Pablo Escobar, the famed Colombian drug lord whose modern-day popularity is almost richer in death than his bountiful personal fortune was in life, is the anti-hero of our current cultural adoration. Tales of his humanity often battle with documented feats of violence and savagery, though the former mistakenly balances the viciousness of his blood-filled reign in Colombia. Escobar was a muted monster whose temper manifested into terror. Yet, the moments of tenderness that orbit his larger than life villainy tend to supply heart to his troubled public remembrance.
In season two of Netflix’s Narcos, the blood-fueled cartel drama that recently entered its fourth season, Escobar (played by Wagner Moura) finds himself beyond his crescendo and begins to take a downward turn. However, given the estimated $420 million dollars he’d made per week trafficking cocaine, the portly Colombian remained insanely wealthy. As legend has it, during a stay at one of his many hideouts—this one in particular on the Medellin mountainside—Escobar burned $2 million dollars in cash to keep his infant daughter warm during the harsh cold. Stories similar to this one—coupled with the emotional and racially pulling scene of Escobar’s slain body sprawled over a rooftop while white American DEA agents stand overtop his lifeless body smiling and posing for pictures as the final moments of Narcos Season 2—do their best to humanize Medellin’s cocaine baron.

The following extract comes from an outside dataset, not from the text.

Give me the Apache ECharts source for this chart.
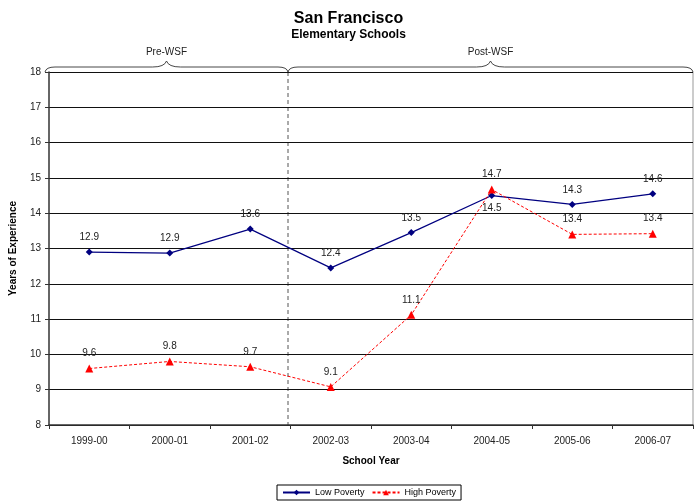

The psyche of the viewer is immediately torn, juxtaposing the gripping decisions of a man who loves his family and his country against those of that same man who rips his family and country to shreds. No longer is Escobar simply a villain who has witnessed thousands die during his murderous reign as cartel kingpin, he’s almost a good man whose broken bad with good still inside of him. It’s compelling. It’s drama. It’s both meant to divide and entangle. It is, in essence, meant to keep us watching.